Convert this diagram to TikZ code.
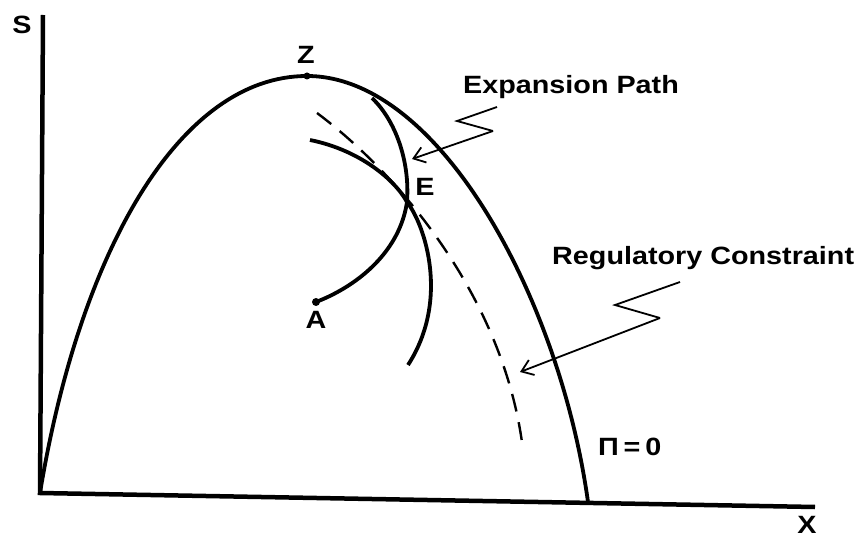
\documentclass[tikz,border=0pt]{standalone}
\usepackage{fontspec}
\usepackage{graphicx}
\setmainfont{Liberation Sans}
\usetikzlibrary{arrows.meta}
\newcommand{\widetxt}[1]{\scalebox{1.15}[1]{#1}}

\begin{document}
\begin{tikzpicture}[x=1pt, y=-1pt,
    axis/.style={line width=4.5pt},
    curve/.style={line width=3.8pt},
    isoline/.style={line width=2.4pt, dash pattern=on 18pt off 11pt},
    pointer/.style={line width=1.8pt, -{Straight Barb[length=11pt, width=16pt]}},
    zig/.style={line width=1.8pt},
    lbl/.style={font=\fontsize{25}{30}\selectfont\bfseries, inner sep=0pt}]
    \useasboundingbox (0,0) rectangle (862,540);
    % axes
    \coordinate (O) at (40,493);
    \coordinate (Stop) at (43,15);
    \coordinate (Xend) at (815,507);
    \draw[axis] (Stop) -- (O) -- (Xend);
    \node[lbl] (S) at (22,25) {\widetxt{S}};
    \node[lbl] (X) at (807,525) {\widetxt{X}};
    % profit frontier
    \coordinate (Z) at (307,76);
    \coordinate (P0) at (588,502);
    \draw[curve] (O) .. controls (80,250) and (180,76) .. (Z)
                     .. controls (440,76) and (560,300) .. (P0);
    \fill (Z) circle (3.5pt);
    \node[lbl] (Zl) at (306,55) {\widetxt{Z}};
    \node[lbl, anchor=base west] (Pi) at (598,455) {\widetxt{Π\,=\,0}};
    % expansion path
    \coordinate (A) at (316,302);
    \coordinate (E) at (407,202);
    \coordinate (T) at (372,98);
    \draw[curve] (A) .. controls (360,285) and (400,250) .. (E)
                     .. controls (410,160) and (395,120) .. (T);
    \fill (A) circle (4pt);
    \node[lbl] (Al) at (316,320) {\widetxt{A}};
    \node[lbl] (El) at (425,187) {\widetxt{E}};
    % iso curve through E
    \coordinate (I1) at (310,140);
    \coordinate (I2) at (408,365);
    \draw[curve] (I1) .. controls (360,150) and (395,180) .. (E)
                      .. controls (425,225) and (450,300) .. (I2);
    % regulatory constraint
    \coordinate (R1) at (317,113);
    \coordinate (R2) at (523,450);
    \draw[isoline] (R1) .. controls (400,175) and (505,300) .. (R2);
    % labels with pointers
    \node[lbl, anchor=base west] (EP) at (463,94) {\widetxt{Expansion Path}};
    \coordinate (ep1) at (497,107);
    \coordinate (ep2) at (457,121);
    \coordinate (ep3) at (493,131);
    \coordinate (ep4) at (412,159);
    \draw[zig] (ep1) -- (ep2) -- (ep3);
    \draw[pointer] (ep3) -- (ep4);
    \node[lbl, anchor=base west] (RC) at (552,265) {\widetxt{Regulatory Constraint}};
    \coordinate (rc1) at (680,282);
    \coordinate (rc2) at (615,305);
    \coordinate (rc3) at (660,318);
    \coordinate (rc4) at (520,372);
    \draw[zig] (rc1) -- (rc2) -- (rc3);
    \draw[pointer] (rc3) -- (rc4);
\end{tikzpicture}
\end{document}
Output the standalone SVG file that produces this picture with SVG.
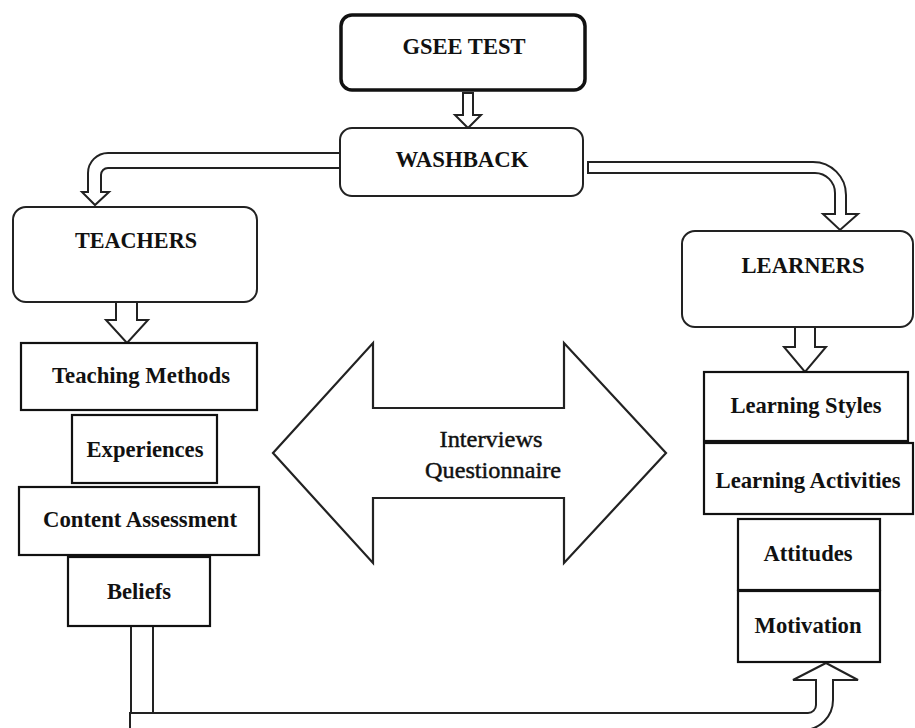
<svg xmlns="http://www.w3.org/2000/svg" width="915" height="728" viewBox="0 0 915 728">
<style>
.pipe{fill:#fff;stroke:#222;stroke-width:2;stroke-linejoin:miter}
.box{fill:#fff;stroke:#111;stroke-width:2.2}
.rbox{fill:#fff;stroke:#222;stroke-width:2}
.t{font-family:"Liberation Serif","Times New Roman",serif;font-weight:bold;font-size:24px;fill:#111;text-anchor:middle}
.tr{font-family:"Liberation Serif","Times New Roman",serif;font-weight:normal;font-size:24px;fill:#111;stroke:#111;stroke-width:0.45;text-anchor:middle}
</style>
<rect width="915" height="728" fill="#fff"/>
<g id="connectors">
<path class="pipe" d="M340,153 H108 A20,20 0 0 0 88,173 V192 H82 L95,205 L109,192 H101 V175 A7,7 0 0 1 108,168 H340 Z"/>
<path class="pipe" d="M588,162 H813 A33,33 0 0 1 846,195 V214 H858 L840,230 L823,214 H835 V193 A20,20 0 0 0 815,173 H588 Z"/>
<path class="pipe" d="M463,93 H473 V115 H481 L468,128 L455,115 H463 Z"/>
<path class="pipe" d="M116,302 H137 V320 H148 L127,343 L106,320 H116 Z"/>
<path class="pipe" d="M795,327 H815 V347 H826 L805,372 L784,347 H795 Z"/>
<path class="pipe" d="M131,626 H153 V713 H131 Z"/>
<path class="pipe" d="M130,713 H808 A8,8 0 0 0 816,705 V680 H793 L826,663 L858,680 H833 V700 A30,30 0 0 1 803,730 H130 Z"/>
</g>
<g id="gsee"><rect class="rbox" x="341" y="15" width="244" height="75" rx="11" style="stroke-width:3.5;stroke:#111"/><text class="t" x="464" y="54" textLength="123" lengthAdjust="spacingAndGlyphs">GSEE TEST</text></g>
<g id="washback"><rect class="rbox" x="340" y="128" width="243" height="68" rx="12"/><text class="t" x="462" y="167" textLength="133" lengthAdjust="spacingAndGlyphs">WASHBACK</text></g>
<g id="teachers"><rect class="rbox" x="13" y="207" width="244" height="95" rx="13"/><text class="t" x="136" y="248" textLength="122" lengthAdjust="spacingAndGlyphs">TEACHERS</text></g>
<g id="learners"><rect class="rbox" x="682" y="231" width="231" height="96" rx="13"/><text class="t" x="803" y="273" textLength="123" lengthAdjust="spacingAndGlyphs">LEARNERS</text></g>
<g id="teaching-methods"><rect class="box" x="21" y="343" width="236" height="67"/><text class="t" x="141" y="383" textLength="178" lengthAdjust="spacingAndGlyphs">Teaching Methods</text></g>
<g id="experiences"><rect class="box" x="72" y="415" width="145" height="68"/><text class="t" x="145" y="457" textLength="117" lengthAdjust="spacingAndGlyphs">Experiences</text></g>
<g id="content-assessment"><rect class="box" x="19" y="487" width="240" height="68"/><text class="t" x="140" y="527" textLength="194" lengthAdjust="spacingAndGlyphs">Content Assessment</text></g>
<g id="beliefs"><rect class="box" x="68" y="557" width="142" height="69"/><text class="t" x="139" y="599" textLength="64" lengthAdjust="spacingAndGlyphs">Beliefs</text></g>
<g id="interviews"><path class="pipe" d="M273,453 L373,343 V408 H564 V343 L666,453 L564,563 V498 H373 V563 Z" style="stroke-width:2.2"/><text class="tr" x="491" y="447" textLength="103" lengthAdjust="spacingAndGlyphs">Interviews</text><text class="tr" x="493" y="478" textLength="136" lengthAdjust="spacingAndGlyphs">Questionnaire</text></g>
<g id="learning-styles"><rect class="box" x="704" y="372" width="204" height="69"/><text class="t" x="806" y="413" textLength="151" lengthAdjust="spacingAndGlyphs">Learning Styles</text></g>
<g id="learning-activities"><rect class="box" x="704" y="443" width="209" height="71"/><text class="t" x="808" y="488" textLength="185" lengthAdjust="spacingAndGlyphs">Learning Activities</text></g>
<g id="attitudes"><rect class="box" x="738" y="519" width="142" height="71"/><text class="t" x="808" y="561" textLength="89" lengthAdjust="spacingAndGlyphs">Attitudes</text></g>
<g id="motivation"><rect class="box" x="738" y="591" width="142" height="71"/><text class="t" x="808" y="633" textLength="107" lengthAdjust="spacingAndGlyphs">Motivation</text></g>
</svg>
-------------------------
_What to work on_
Pictures are excluded; output everything else in the data verbatim.

_Task solution_
Convert this diagram to TikZ code.
\documentclass[tikz,border=0pt]{standalone}
\usepackage{fontspec}
\usepackage{graphicx}
\setmainfont{Liberation Sans}
\usetikzlibrary{arrows.meta}
\newcommand{\widetxt}[1]{\scalebox{1.15}[1]{#1}}

\begin{document}
\begin{tikzpicture}[x=1pt, y=-1pt,
    axis/.style={line width=4.5pt},
    curve/.style={line width=3.8pt},
    isoline/.style={line width=2.4pt, dash pattern=on 18pt off 11pt},
    pointer/.style={line width=1.8pt, -{Straight Barb[length=11pt, width=16pt]}},
    zig/.style={line width=1.8pt},
    lbl/.style={font=\fontsize{25}{30}\selectfont\bfseries, inner sep=0pt}]
    \useasboundingbox (0,0) rectangle (862,540);
    % axes
    \coordinate (O) at (40,493);
    \coordinate (Stop) at (43,15);
    \coordinate (Xend) at (815,507);
    \draw[axis] (Stop) -- (O) -- (Xend);
    \node[lbl] (S) at (22,25) {\widetxt{S}};
    \node[lbl] (X) at (807,525) {\widetxt{X}};
    % profit frontier
    \coordinate (Z) at (307,76);
    \coordinate (P0) at (588,502);
    \draw[curve] (O) .. controls (80,250) and (180,76) .. (Z)
                     .. controls (440,76) and (560,300) .. (P0);
    \fill (Z) circle (3.5pt);
    \node[lbl] (Zl) at (306,55) {\widetxt{Z}};
    \node[lbl, anchor=base west] (Pi) at (598,455) {\widetxt{Π\,=\,0}};
    % expansion path
    \coordinate (A) at (316,302);
    \coordinate (E) at (407,202);
    \coordinate (T) at (372,98);
    \draw[curve] (A) .. controls (360,285) and (400,250) .. (E)
                     .. controls (410,160) and (395,120) .. (T);
    \fill (A) circle (4pt);
    \node[lbl] (Al) at (316,320) {\widetxt{A}};
    \node[lbl] (El) at (425,187) {\widetxt{E}};
    % iso curve through E
    \coordinate (I1) at (310,140);
    \coordinate (I2) at (408,365);
    \draw[curve] (I1) .. controls (360,150) and (395,180) .. (E)
                      .. controls (425,225) and (450,300) .. (I2);
    % regulatory constraint
    \coordinate (R1) at (317,113);
    \coordinate (R2) at (523,450);
    \draw[isoline] (R1) .. controls (400,175) and (505,300) .. (R2);
    % labels with pointers
    \node[lbl, anchor=base west] (EP) at (463,94) {\widetxt{Expansion Path}};
    \coordinate (ep1) at (497,107);
    \coordinate (ep2) at (457,121);
    \coordinate (ep3) at (493,131);
    \coordinate (ep4) at (412,159);
    \draw[zig] (ep1) -- (ep2) -- (ep3);
    \draw[pointer] (ep3) -- (ep4);
    \node[lbl, anchor=base west] (RC) at (552,265) {\widetxt{Regulatory Constraint}};
    \coordinate (rc1) at (680,282);
    \coordinate (rc2) at (615,305);
    \coordinate (rc3) at (660,318);
    \coordinate (rc4) at (520,372);
    \draw[zig] (rc1) -- (rc2) -- (rc3);
    \draw[pointer] (rc3) -- (rc4);
\end{tikzpicture}
\end{document}
Output the standalone SVG file that produces this picture with SVG.
<svg xmlns="http://www.w3.org/2000/svg" width="915" height="728" viewBox="0 0 915 728">
<style>
.pipe{fill:#fff;stroke:#222;stroke-width:2;stroke-linejoin:miter}
.box{fill:#fff;stroke:#111;stroke-width:2.2}
.rbox{fill:#fff;stroke:#222;stroke-width:2}
.t{font-family:"Liberation Serif","Times New Roman",serif;font-weight:bold;font-size:24px;fill:#111;text-anchor:middle}
.tr{font-family:"Liberation Serif","Times New Roman",serif;font-weight:normal;font-size:24px;fill:#111;stroke:#111;stroke-width:0.45;text-anchor:middle}
</style>
<rect width="915" height="728" fill="#fff"/>
<g id="connectors">
<path class="pipe" d="M340,153 H108 A20,20 0 0 0 88,173 V192 H82 L95,205 L109,192 H101 V175 A7,7 0 0 1 108,168 H340 Z"/>
<path class="pipe" d="M588,162 H813 A33,33 0 0 1 846,195 V214 H858 L840,230 L823,214 H835 V193 A20,20 0 0 0 815,173 H588 Z"/>
<path class="pipe" d="M463,93 H473 V115 H481 L468,128 L455,115 H463 Z"/>
<path class="pipe" d="M116,302 H137 V320 H148 L127,343 L106,320 H116 Z"/>
<path class="pipe" d="M795,327 H815 V347 H826 L805,372 L784,347 H795 Z"/>
<path class="pipe" d="M131,626 H153 V713 H131 Z"/>
<path class="pipe" d="M130,713 H808 A8,8 0 0 0 816,705 V680 H793 L826,663 L858,680 H833 V700 A30,30 0 0 1 803,730 H130 Z"/>
</g>
<g id="gsee"><rect class="rbox" x="341" y="15" width="244" height="75" rx="11" style="stroke-width:3.5;stroke:#111"/><text class="t" x="464" y="54" textLength="123" lengthAdjust="spacingAndGlyphs">GSEE TEST</text></g>
<g id="washback"><rect class="rbox" x="340" y="128" width="243" height="68" rx="12"/><text class="t" x="462" y="167" textLength="133" lengthAdjust="spacingAndGlyphs">WASHBACK</text></g>
<g id="teachers"><rect class="rbox" x="13" y="207" width="244" height="95" rx="13"/><text class="t" x="136" y="248" textLength="122" lengthAdjust="spacingAndGlyphs">TEACHERS</text></g>
<g id="learners"><rect class="rbox" x="682" y="231" width="231" height="96" rx="13"/><text class="t" x="803" y="273" textLength="123" lengthAdjust="spacingAndGlyphs">LEARNERS</text></g>
<g id="teaching-methods"><rect class="box" x="21" y="343" width="236" height="67"/><text class="t" x="141" y="383" textLength="178" lengthAdjust="spacingAndGlyphs">Teaching Methods</text></g>
<g id="experiences"><rect class="box" x="72" y="415" width="145" height="68"/><text class="t" x="145" y="457" textLength="117" lengthAdjust="spacingAndGlyphs">Experiences</text></g>
<g id="content-assessment"><rect class="box" x="19" y="487" width="240" height="68"/><text class="t" x="140" y="527" textLength="194" lengthAdjust="spacingAndGlyphs">Content Assessment</text></g>
<g id="beliefs"><rect class="box" x="68" y="557" width="142" height="69"/><text class="t" x="139" y="599" textLength="64" lengthAdjust="spacingAndGlyphs">Beliefs</text></g>
<g id="interviews"><path class="pipe" d="M273,453 L373,343 V408 H564 V343 L666,453 L564,563 V498 H373 V563 Z" style="stroke-width:2.2"/><text class="tr" x="491" y="447" textLength="103" lengthAdjust="spacingAndGlyphs">Interviews</text><text class="tr" x="493" y="478" textLength="136" lengthAdjust="spacingAndGlyphs">Questionnaire</text></g>
<g id="learning-styles"><rect class="box" x="704" y="372" width="204" height="69"/><text class="t" x="806" y="413" textLength="151" lengthAdjust="spacingAndGlyphs">Learning Styles</text></g>
<g id="learning-activities"><rect class="box" x="704" y="443" width="209" height="71"/><text class="t" x="808" y="488" textLength="185" lengthAdjust="spacingAndGlyphs">Learning Activities</text></g>
<g id="attitudes"><rect class="box" x="738" y="519" width="142" height="71"/><text class="t" x="808" y="561" textLength="89" lengthAdjust="spacingAndGlyphs">Attitudes</text></g>
<g id="motivation"><rect class="box" x="738" y="591" width="142" height="71"/><text class="t" x="808" y="633" textLength="107" lengthAdjust="spacingAndGlyphs">Motivation</text></g>
</svg>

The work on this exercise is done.